Я не сознавала, что меня насилуют — это слово наполнилось смыслом нескоро, когда я поняла: сотворенное со мной имело название. Отныне ночи наполнились беззвучным плачем, я думала, что узнала секс, и содрогалась от его приближения. Когда Носорожиха наконец оставляла меня в покое, я одергивала ночную рубашку, подтягивала коленки к груди, притворяясь, что ее не существует
вовсе, а потом проваливалась в сон, убежденная, что меня наказывают за какой-то неведомый, невыразимый в словах грех.В какой-то степени меня заранее подготовили к изнасилованию. Всегда послушная, стремящаяся угодить тем, кто опекал меня, легко поддающаяся чужому влиянию, я превратилась в предмет собственности, готовый к использованию. Если ты лишена индивидуальности, и другие помыкают тобой, как хотят, у тебя невольно вырабатывается более пассивная реакция, и ты не пользуешься своим правом задавать вопросы. О, я убегала, по-своему, конечно, потому что мне некуда было податься, не с кем поделиться в надежде на доброе участие, даже если бы я и нашла нужные слова. И я ушла в единственно знакомое и, по моему мнению, безопасное место — в себя. Я спрятала в глубине души свою тайну, позволила ей терзать меня, стать моим собственным адом. Когда над тобою надругались, подстрекаемые небрежностью той, которую и природа, и общество почитают твоей «любящей» матерью, это особый ад.
Почему моя мать выбрала эту женщину и поселила ее со мной наедине? Неужели она хотела, чтобы надо мной надругались? Чем я заслужила такое отношение? Матери должны любить своих детей, защищать их от обиды. Я была хорошей девочкой. Почему ей захотелось меня наказать? Почему она желала, чтобы меня больно ранили? Что я сделала? Неужели я настолько плоха?

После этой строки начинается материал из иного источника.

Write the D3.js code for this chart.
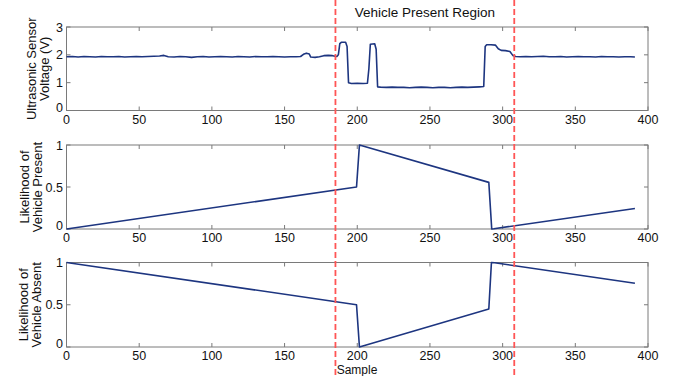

Эти мучительные вопросы я таила в глубине души, и отчаяние поселилось рядом с болью. Я убедила себя, что мечта о своем, настоящем доме, о муже, который любил бы меня, никогда не сбудется, и я сама во всем виновата: позволила сотворить с собой нечто ужасное.

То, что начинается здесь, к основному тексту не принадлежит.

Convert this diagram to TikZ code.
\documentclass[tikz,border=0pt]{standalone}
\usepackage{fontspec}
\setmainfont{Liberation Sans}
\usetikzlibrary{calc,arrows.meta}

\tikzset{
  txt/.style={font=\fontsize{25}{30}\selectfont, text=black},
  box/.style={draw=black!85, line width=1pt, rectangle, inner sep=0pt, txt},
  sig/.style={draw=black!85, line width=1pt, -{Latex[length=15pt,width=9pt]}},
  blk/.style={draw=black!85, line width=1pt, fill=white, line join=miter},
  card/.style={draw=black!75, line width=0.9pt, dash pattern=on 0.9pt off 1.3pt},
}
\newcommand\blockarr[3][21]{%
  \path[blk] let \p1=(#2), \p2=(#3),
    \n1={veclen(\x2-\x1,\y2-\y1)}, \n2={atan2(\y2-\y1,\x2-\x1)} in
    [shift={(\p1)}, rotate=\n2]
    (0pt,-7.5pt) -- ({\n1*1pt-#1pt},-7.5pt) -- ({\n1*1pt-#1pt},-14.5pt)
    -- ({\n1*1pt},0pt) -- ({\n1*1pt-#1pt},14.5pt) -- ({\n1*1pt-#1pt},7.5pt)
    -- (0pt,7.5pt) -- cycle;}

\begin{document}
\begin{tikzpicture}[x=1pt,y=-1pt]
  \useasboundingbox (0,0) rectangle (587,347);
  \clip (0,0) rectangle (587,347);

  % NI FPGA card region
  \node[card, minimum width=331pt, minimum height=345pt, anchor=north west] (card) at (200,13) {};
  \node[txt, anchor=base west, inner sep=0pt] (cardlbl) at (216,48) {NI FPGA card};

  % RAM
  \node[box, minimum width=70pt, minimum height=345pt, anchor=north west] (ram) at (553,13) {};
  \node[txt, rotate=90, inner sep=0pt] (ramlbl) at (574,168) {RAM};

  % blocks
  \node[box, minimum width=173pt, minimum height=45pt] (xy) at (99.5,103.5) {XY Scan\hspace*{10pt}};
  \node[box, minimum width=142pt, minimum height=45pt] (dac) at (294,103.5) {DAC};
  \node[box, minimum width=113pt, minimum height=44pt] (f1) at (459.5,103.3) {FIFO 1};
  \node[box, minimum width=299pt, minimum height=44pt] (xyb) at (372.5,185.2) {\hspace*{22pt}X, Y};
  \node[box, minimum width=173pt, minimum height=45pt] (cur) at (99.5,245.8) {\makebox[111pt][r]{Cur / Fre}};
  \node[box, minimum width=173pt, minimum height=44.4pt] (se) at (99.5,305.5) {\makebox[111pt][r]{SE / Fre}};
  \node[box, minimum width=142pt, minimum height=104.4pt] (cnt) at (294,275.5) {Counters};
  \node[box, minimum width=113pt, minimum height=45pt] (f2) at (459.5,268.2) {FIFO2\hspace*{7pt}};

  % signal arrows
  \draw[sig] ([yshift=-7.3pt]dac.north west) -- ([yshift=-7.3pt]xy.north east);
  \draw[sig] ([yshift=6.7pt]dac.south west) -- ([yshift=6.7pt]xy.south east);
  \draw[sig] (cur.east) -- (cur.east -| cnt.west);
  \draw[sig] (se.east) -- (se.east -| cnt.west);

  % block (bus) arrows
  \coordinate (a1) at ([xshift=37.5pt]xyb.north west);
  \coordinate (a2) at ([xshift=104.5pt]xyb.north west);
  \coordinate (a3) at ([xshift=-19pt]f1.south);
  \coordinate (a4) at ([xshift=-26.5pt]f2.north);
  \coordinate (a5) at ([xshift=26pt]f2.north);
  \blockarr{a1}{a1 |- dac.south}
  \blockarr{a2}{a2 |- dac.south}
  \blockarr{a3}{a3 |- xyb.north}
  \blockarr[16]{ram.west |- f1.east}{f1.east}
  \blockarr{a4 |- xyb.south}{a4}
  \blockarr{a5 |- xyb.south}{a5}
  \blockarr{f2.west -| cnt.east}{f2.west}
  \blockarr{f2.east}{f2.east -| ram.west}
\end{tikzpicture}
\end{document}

Наверное, я все еще верила в чудеса, раз попросила о встрече с матерью. Не знаю, почему я это сделала. Всю свою жизнь я задавала себе этот вопрос: на что я тогда надеялась, какого утешения искала? Вероятно, инстинкт повелевает бежать к матери, если тебе больно. И все равно это была глупость. Отчаянная необходимость часто толкает на глупые поступки.
Мать больна, сказали мне, ее нельзя беспокоить, но я могу зайти к ней ненадолго.

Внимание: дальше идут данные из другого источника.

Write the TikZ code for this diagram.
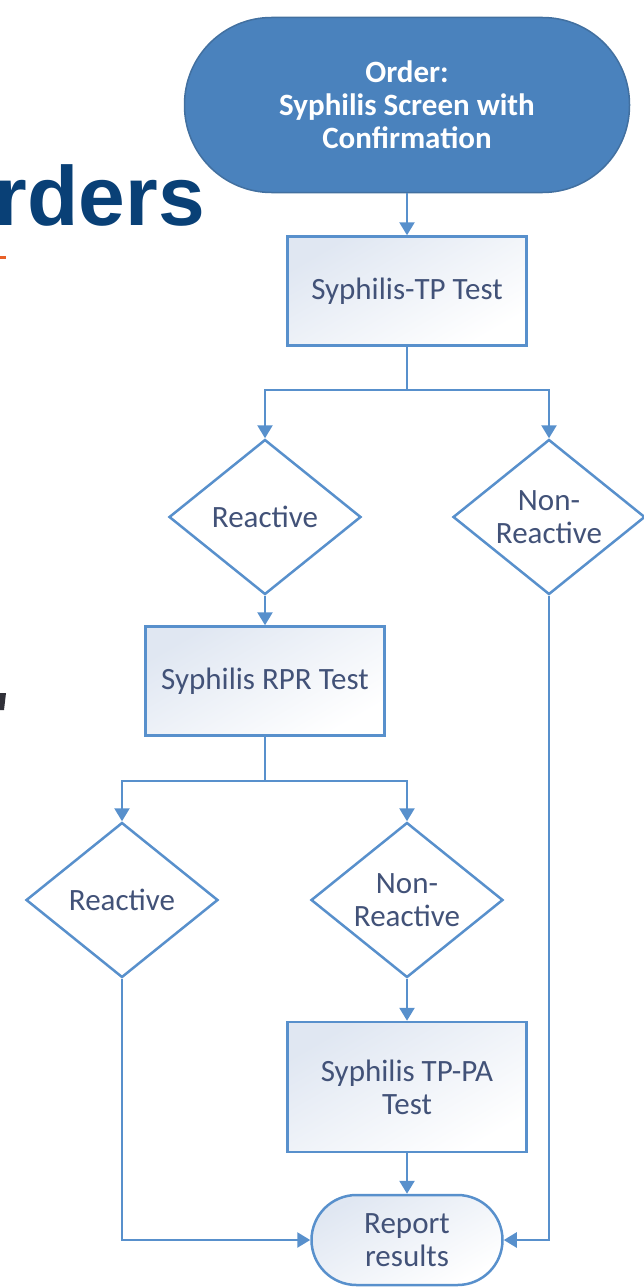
\documentclass[tikz,border=0pt]{standalone}
\usepackage{fontspec}
\setmainfont{Carlito}
\newfontfamily\headfont{Liberation Sans}
\usetikzlibrary{shapes.geometric,arrows.meta}
\definecolor{flowline}{RGB}{88,144,204}
\definecolor{flowfill}{RGB}{74,130,189}
\definecolor{flowedge}{RGB}{66,112,160}
\definecolor{flowtext}{RGB}{66,82,120}
\definecolor{boxtop}{RGB}{224,231,242}
\definecolor{headblue}{RGB}{9,64,118}
\definecolor{slideorange}{RGB}{232,96,40}
\definecolor{slidedark}{RGB}{48,48,56}
\begin{document}
\begin{tikzpicture}[x=1pt,y=-1pt,line width=2.5pt,
    txt/.style={font=\fontsize{31}{33}\selectfont,text=flowtext,align=center,inner sep=0pt},
    testbox/.style={txt,draw=flowline,rectangle,minimum width=239pt,minimum height=109pt,top color=boxtop,bottom color=white,shading angle=30},
    decision/.style={txt,draw=flowline,diamond,aspect=1.24,minimum width=192pt,minimum height=155pt,fill=white},
    startend/.style={txt,draw=flowline,rectangle,rounded corners=45pt,minimum width=191pt,minimum height=90pt,top color=boxtop,bottom color=white,shading angle=30},
    flow/.style={draw=flowline,-{Triangle[width=15pt,length=13pt]}}]
  \useasboundingbox (0,0) rectangle (644,1287);
  % pieces of the slide behind
  \node[anchor=base east,inner sep=0pt,font=\headfont\bfseries\fontsize{84}{84}\selectfont,text=headblue] (head) at (206,225) {rders};
  \fill[slideorange] (0,255.5) rectangle (6,258.5);
  \fill[slidedark] (0,693) -- (6,693) -- (4,710) -- (0,710) -- cycle;
  % flow chart
  \node[txt,rectangle,rounded corners=87pt,minimum width=445pt,minimum height=175pt,fill=flowfill,draw=flowedge,line width=1.5pt,text=white,font=\bfseries\fontsize{31}{33}\selectfont] (order) at (407,105) {Order:\\Syphilis Screen with\\Confirmation};
  \node[testbox] (tp) at (407,291) {Syphilis-TP Test};
  \node[decision] (react) at (265,517) {Reactive};
  \node[decision] (nonreact) at (549,517) {Non-\\Reactive};
  \node[testbox] (rpr) at (265,681) {Syphilis RPR Test};
  \node[decision] (rprreact) at (122,900) {Reactive};
  \node[decision] (rprnonreact) at (407,900) {Non-\\Reactive};
  \node[testbox,minimum height=130pt] (tppa) at (407,1087) {Syphilis TP-PA\\Test};
  \node[startend] (report) at (407,1240) {Report\\results};
  \draw[flow] (order) -- (tp);
  \draw[flow] (tp.south) -- ++(0,43) -| (react.north);
  \draw[flow] (tp.south) -- ++(0,43) -| (nonreact.north);
  \draw[flow] (react) -- (rpr);
  \draw[flow] (rpr.south) -- ++(0,44) -| (rprreact.north);
  \draw[flow] (rpr.south) -- ++(0,44) -| (rprnonreact.north);
  \draw[flow] (rprnonreact) -- (tppa);
  \draw[flow] (tppa) -- (report);
  \draw[flow] (rprreact.south) |- (report.west);
  \draw[flow] (nonreact.south) |- (report.east);
\end{tikzpicture}
\end{document}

Жалюзи были опущены, в комнате полумрак и прохлада. Бледная и непривычно опустошенная, мать лежит на софе, обложенная подушками; тонкая рука стягивает на груди мягкую шерстяную шаль.
— Радость моя…
Она вздохнула. Казалось, и этот легкий вздох она сделала с трудом. Я подумала, что мать умирает и опустилась на колени возле софы. Ее рука слегка коснулась моей головы, как бы благословляя меня. Тут надо мной нависла Нелли.
— Милая, твоей мамочке нужно немножко поспать. Приходи завтра, хорошо? Она тебе сама позвонит, я обещаю.
Бросив последний взгляд на подрагивающие веки матери, я ухожу… Может быть, она обо всем знает и больше не хочет меня видеть?.. Нет, просто я появилась не вовремя. Никогда не обращайтесь за помощью к матери, только что сделавшей аборт.
Следующие четыре дня мать играла Камиллу, и я замкнулась в своем беспредельном отчаянии. Чудо запоздало.
Господь был милостив, да и время безопаснее. Тогда не увлекались наркотиками — «ангельской пылью», «льдом», крэком, торговцы наркотиками не стояли на углу, наркоманы не кололись в парках. Наркотик моей юности, алкоголь, не так быстро удовлетворял потребность души в саморазрушении. Он притупляет нанесенную другими рану и позволяет человеку ранить себя добровольно. Он создает иллюзию, что уж за эту деградацию в ответе вы сами. Так что, причиняйте себе больше вреда, чем вам причинили другие, вам ничего не угрожает — безумный самообман! — и пропадайте пропадом.